_PROBLEM DETAILS:_ Each line below should be retyped exactly, with no pictures.

_COLLECTED DATA:_
┌──

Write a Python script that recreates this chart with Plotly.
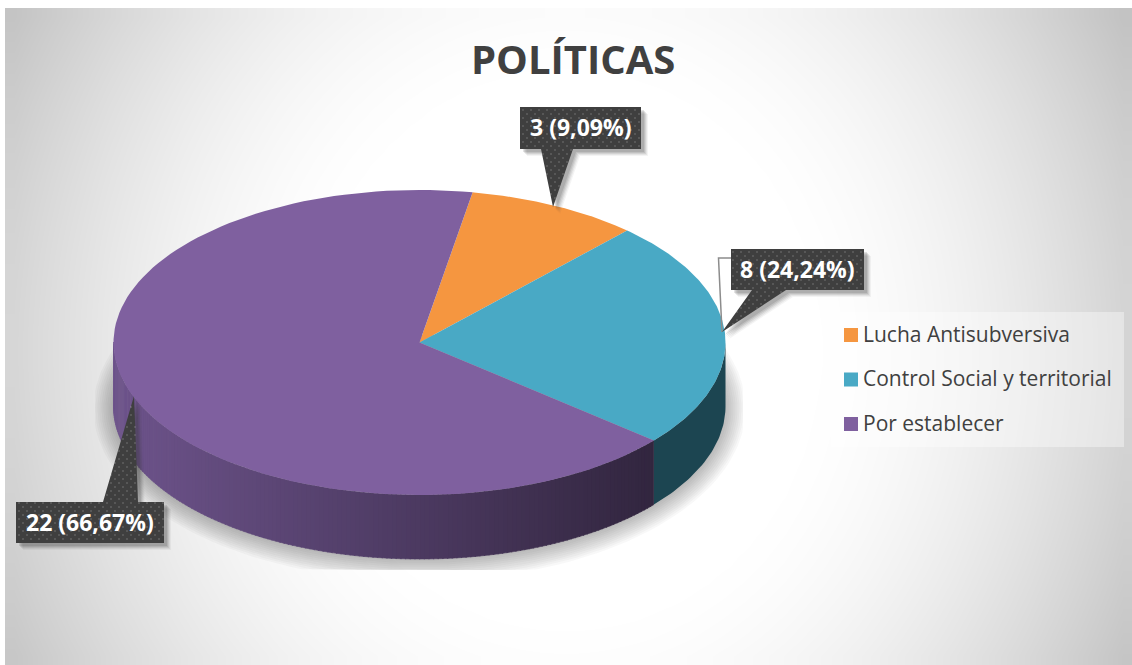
import numpy as np
import plotly.graph_objects as go

categories = ["Lucha Antisubversiva", "Control Social y territorial", "Por establecer"]
values = [3, 8, 22]
title_text = "POLÍTICAS"

top_colors = ["#F59640", "#49A9C5", "#7F609F"]
W, H = 1132, 665
CX, CY, RX, RY, DEPTH = 419.5, 342.5, 306, 152.5, 64
START = 10.0
FONT = "Open Sans"
total = sum(values)
labels = [f"{v} ({v / total * 100:.2f}%)".replace(".", ",") for v in values]
sweeps = [v / total * 360 for v in values]
edges = np.cumsum([START] + sweeps)

fig = go.Figure()

# panel background: radial grey gradient
nx, ny = 60, 36
dx, dy = (W - 5) / nx, (H - 8) / ny
gx = 5 + dx / 2 + dx * np.arange(nx)
gy = 8 + dy / 2 + dy * np.arange(ny)
XX, YY = np.meshgrid(gx, gy)
t = np.sqrt(((XX - 565) / 566) ** 2 + ((YY - 350) / 620) ** 2)
shade = 255 - 63 * np.clip((t - 0.42) / 0.72, 0, 1) ** 1.6
fig.add_trace(go.Heatmap(x=gx, y=gy, z=shade, zmin=0, zmax=255, zsmooth="best",
                         colorscale=[[0, "rgb(0,0,0)"], [1, "rgb(255,255,255)"]],
                         showscale=False, hoverinfo="skip"))


def px(theta_deg, dy_=0.0, grow=0.0):
    a = np.radians(theta_deg)
    return CX + (RX + grow) * np.sin(a), CY + dy_ - (RY + grow) * np.cos(a)


def poly(xs, ys, color, line=None):
    fig.add_trace(go.Scatter(x=xs, y=ys, mode="lines", fill="toself", fillcolor=color,
                             line=dict(color=line or "rgba(0,0,0,0)", width=0.6 if line else 0),
                             hoverinfo="skip", showlegend=False))


# soft shadow under the disc, clipped to its rectangle
for g in np.arange(20, -1, -2.0):
    th = np.linspace(60, 300, 120)
    sx, sy = px(th, DEPTH, g)
    sy = sy + 2
    sx = np.clip(sx, 95, 743)
    sy = np.clip(sy, 335, 570)
    poly(sx, sy, "rgba(70,70,70,0.035)")

# side wall: purple with horizontal gradient, teal darker
wall_stops = [(0.0, (110, 84, 140)), (0.5, (80, 61, 102)), (1.0, (50, 38, 63))]
a_list = np.linspace(edges[2], 270, 161)
x_left, x_right = CX - RX, px(edges[2])[0]
for i in range(160):
    th = np.linspace(a_list[i], a_list[i + 1] + 0.2, 3)
    tx, ty = px(th)
    bx, by = px(th[::-1], DEPTH)
    f = np.clip((tx.mean() - x_left) / (x_right - x_left), 0, 1)
    rgb = [np.interp(f, [s[0] for s in wall_stops], [s[1][k] for s in wall_stops]) for k in range(3)]
    c = "rgb(%d,%d,%d)" % tuple(rgb)
    poly(np.r_[tx, bx], np.r_[ty, by], c, c)
th = np.linspace(90, edges[2], 40)
tx, ty = px(th)
bx, by = px(th[::-1], DEPTH)
poly(np.r_[tx, bx], np.r_[ty, by], "#1C4551")

# top face slices
for i, cat in enumerate(categories):
    th = np.linspace(edges[i], edges[i + 1], 120)
    ex, ey = px(th)
    fig.add_trace(go.Scatter(x=np.r_[CX, ex, CX], y=np.r_[CY, ey, CY], mode="lines", fill="toself",
                             fillcolor=top_colors[i], line=dict(width=0, color=top_colors[i]),
                             name=cat, showlegend=False, hoverinfo="skip"))

# legend panel
poly([831, 1124, 1124, 831, 831], [312, 312, 447, 447, 312], "rgba(255,255,255,0.38)")
leg_y = [335, 379.5, 424]
fig.add_trace(go.Scatter(x=[851] * 3, y=leg_y, mode="markers",
                         marker=dict(symbol="square", size=14, color=top_colors, line=dict(width=0)),
                         hoverinfo="skip", showlegend=False))

annotations = [dict(x=573, y=58, text=f"<b>{title_text}</b>", showarrow=False,
                    font=dict(family=FONT, size=40, color="#404040"), xref="x", yref="y")]
for cat, y in zip(categories, leg_y):
    annotations.append(dict(x=863, y=y - 1.5, text=cat, showarrow=False, xanchor="left",
                            font=dict(family=FONT, size=21, color="#404040"), xref="x", yref="y",
                            xshift=-2))

# callouts: polygon outline of box + pointer
callouts = [
    dict(i=0, box=(520, 107, 641, 149), base=(541, 573), tip=(553, 207), side="bottom"),
    dict(i=1, box=(731, 249, 864, 290), base=(752, 786), tip=(722, 332), side="bottom"),
    dict(i=2, box=(16, 502, 164, 543), base=(103, 138), tip=(134, 396), side="top"),
]


def inside(px_, py_, xs, ys):
    c = False
    n = len(xs)
    j = n - 1
    for k in range(n):
        if (ys[k] > py_) != (ys[j] > py_) and px_ < (xs[j] - xs[k]) * (py_ - ys[k]) / (ys[j] - ys[k]) + xs[k]:
            c = not c
        j = k
    return c


# leader line of the second label
fig.add_trace(go.Scatter(x=[722, 718.5, 731], y=[332, 258, 258], mode="lines",
                         line=dict(color="#8C8C8C", width=1.5), hoverinfo="skip", showlegend=False))

for co in callouts:
    x0, y0, x1, y1 = co["box"]
    b0, b1 = co["base"]
    tx_, ty_ = co["tip"]
    if co["side"] == "bottom":
        xs = [x0, x1, x1, b1, tx_, b0, x0, x0]
        ys = [y0, y0, y1, y1, ty_, y1, y1, y0]
    else:
        xs = [x0, b0, tx_, b1, x1, x1, x0, x0]
        ys = [y0, y0, ty_, y0, y0, y1, y1, y0]
    for off, a in [(7, 0.06), (6, 0.08), (5, 0.1), (4, 0.12), (3, 0.14)]:
        poly([v + off for v in xs], [v + off for v in ys], f"rgba(60,60,60,{a})")
    poly(xs, ys, "#3F3F3F")
    # dotted texture
    dots_x, dots_y = [], []
    for row, yy in enumerate(np.arange(min(ys) + 3, max(ys), 4.0)):
        for xx in np.arange(min(xs) + 3 + (row % 2) * 4, max(xs), 8.0):
            if inside(xx, yy, xs, ys):
                dots_x.append(xx)
                dots_y.append(yy)
    fig.add_trace(go.Scatter(x=dots_x, y=dots_y, mode="markers",
                             marker=dict(symbol="square", size=2, color="rgba(255,255,255,0.13)", line=dict(width=0)),
                             hoverinfo="skip", showlegend=False))
    annotations.append(dict(x=(x0 + x1) / 2, y=(y0 + y1) / 2 - 1, text=f"<b>{labels[co['i']]}</b>",
                            showarrow=False, font=dict(family=FONT, size=23, color="#FFFFFF"),
                            xref="x", yref="y"))

fig.update_layout(
    width=W, height=H, margin=dict(l=0, r=0, t=0, b=0), autosize=False,
    paper_bgcolor="#FFFFFF", plot_bgcolor="#FFFFFF", showlegend=False,
    xaxis=dict(range=[0, W], visible=False, fixedrange=True),
    yaxis=dict(range=[H, 0], visible=False, fixedrange=True),
    annotations=annotations,
)
fig.write_html("out.html", config={"displayModeBar": False},
               post_script="document.body.style.margin='0';document.body.style.overflow='hidden';")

└──

_RESPONSE TO THE TASK:_
Write a Python script that recreates this chart with Plotly.
import numpy as np
import plotly.graph_objects as go

categories = ["Lucha Antisubversiva", "Control Social y territorial", "Por establecer"]
values = [3, 8, 22]
title_text = "POLÍTICAS"

top_colors = ["#F59640", "#49A9C5", "#7F609F"]
W, H = 1132, 665
CX, CY, RX, RY, DEPTH = 419.5, 342.5, 306, 152.5, 64
START = 10.0
FONT = "Open Sans"
total = sum(values)
labels = [f"{v} ({v / total * 100:.2f}%)".replace(".", ",") for v in values]
sweeps = [v / total * 360 for v in values]
edges = np.cumsum([START] + sweeps)

fig = go.Figure()

# panel background: radial grey gradient
nx, ny = 60, 36
dx, dy = (W - 5) / nx, (H - 8) / ny
gx = 5 + dx / 2 + dx * np.arange(nx)
gy = 8 + dy / 2 + dy * np.arange(ny)
XX, YY = np.meshgrid(gx, gy)
t = np.sqrt(((XX - 565) / 566) ** 2 + ((YY - 350) / 620) ** 2)
shade = 255 - 63 * np.clip((t - 0.42) / 0.72, 0, 1) ** 1.6
fig.add_trace(go.Heatmap(x=gx, y=gy, z=shade, zmin=0, zmax=255, zsmooth="best",
                         colorscale=[[0, "rgb(0,0,0)"], [1, "rgb(255,255,255)"]],
                         showscale=False, hoverinfo="skip"))


def px(theta_deg, dy_=0.0, grow=0.0):
    a = np.radians(theta_deg)
    return CX + (RX + grow) * np.sin(a), CY + dy_ - (RY + grow) * np.cos(a)


def poly(xs, ys, color, line=None):
    fig.add_trace(go.Scatter(x=xs, y=ys, mode="lines", fill="toself", fillcolor=color,
                             line=dict(color=line or "rgba(0,0,0,0)", width=0.6 if line else 0),
                             hoverinfo="skip", showlegend=False))


# soft shadow under the disc, clipped to its rectangle
for g in np.arange(20, -1, -2.0):
    th = np.linspace(60, 300, 120)
    sx, sy = px(th, DEPTH, g)
    sy = sy + 2
    sx = np.clip(sx, 95, 743)
    sy = np.clip(sy, 335, 570)
    poly(sx, sy, "rgba(70,70,70,0.035)")

# side wall: purple with horizontal gradient, teal darker
wall_stops = [(0.0, (110, 84, 140)), (0.5, (80, 61, 102)), (1.0, (50, 38, 63))]
a_list = np.linspace(edges[2], 270, 161)
x_left, x_right = CX - RX, px(edges[2])[0]
for i in range(160):
    th = np.linspace(a_list[i], a_list[i + 1] + 0.2, 3)
    tx, ty = px(th)
    bx, by = px(th[::-1], DEPTH)
    f = np.clip((tx.mean() - x_left) / (x_right - x_left), 0, 1)
    rgb = [np.interp(f, [s[0] for s in wall_stops], [s[1][k] for s in wall_stops]) for k in range(3)]
    c = "rgb(%d,%d,%d)" % tuple(rgb)
    poly(np.r_[tx, bx], np.r_[ty, by], c, c)
th = np.linspace(90, edges[2], 40)
tx, ty = px(th)
bx, by = px(th[::-1], DEPTH)
poly(np.r_[tx, bx], np.r_[ty, by], "#1C4551")

# top face slices
for i, cat in enumerate(categories):
    th = np.linspace(edges[i], edges[i + 1], 120)
    ex, ey = px(th)
    fig.add_trace(go.Scatter(x=np.r_[CX, ex, CX], y=np.r_[CY, ey, CY], mode="lines", fill="toself",
                             fillcolor=top_colors[i], line=dict(width=0, color=top_colors[i]),
                             name=cat, showlegend=False, hoverinfo="skip"))

# legend panel
poly([831, 1124, 1124, 831, 831], [312, 312, 447, 447, 312], "rgba(255,255,255,0.38)")
leg_y = [335, 379.5, 424]
fig.add_trace(go.Scatter(x=[851] * 3, y=leg_y, mode="markers",
                         marker=dict(symbol="square", size=14, color=top_colors, line=dict(width=0)),
                         hoverinfo="skip", showlegend=False))

annotations = [dict(x=573, y=58, text=f"<b>{title_text}</b>", showarrow=False,
                    font=dict(family=FONT, size=40, color="#404040"), xref="x", yref="y")]
for cat, y in zip(categories, leg_y):
    annotations.append(dict(x=863, y=y - 1.5, text=cat, showarrow=False, xanchor="left",
                            font=dict(family=FONT, size=21, color="#404040"), xref="x", yref="y",
                            xshift=-2))

# callouts: polygon outline of box + pointer
callouts = [
    dict(i=0, box=(520, 107, 641, 149), base=(541, 573), tip=(553, 207), side="bottom"),
    dict(i=1, box=(731, 249, 864, 290), base=(752, 786), tip=(722, 332), side="bottom"),
    dict(i=2, box=(16, 502, 164, 543), base=(103, 138), tip=(134, 396), side="top"),
]


def inside(px_, py_, xs, ys):
    c = False
    n = len(xs)
    j = n - 1
    for k in range(n):
        if (ys[k] > py_) != (ys[j] > py_) and px_ < (xs[j] - xs[k]) * (py_ - ys[k]) / (ys[j] - ys[k]) + xs[k]:
            c = not c
        j = k
    return c


# leader line of the second label
fig.add_trace(go.Scatter(x=[722, 718.5, 731], y=[332, 258, 258], mode="lines",
                         line=dict(color="#8C8C8C", width=1.5), hoverinfo="skip", showlegend=False))

for co in callouts:
    x0, y0, x1, y1 = co["box"]
    b0, b1 = co["base"]
    tx_, ty_ = co["tip"]
    if co["side"] == "bottom":
        xs = [x0, x1, x1, b1, tx_, b0, x0, x0]
        ys = [y0, y0, y1, y1, ty_, y1, y1, y0]
    else:
        xs = [x0, b0, tx_, b1, x1, x1, x0, x0]
        ys = [y0, y0, ty_, y0, y0, y1, y1, y0]
    for off, a in [(7, 0.06), (6, 0.08), (5, 0.1), (4, 0.12), (3, 0.14)]:
        poly([v + off for v in xs], [v + off for v in ys], f"rgba(60,60,60,{a})")
    poly(xs, ys, "#3F3F3F")
    # dotted texture
    dots_x, dots_y = [], []
    for row, yy in enumerate(np.arange(min(ys) + 3, max(ys), 4.0)):
        for xx in np.arange(min(xs) + 3 + (row % 2) * 4, max(xs), 8.0):
            if inside(xx, yy, xs, ys):
                dots_x.append(xx)
                dots_y.append(yy)
    fig.add_trace(go.Scatter(x=dots_x, y=dots_y, mode="markers",
                             marker=dict(symbol="square", size=2, color="rgba(255,255,255,0.13)", line=dict(width=0)),
                             hoverinfo="skip", showlegend=False))
    annotations.append(dict(x=(x0 + x1) / 2, y=(y0 + y1) / 2 - 1, text=f"<b>{labels[co['i']]}</b>",
                            showarrow=False, font=dict(family=FONT, size=23, color="#FFFFFF"),
                            xref="x", yref="y"))

fig.update_layout(
    width=W, height=H, margin=dict(l=0, r=0, t=0, b=0), autosize=False,
    paper_bgcolor="#FFFFFF", plot_bgcolor="#FFFFFF", showlegend=False,
    xaxis=dict(range=[0, W], visible=False, fixedrange=True),
    yaxis=dict(range=[H, 0], visible=False, fixedrange=True),
    annotations=annotations,
)
fig.write_html("out.html", config={"displayModeBar": False},
               post_script="document.body.style.margin='0';document.body.style.overflow='hidden';")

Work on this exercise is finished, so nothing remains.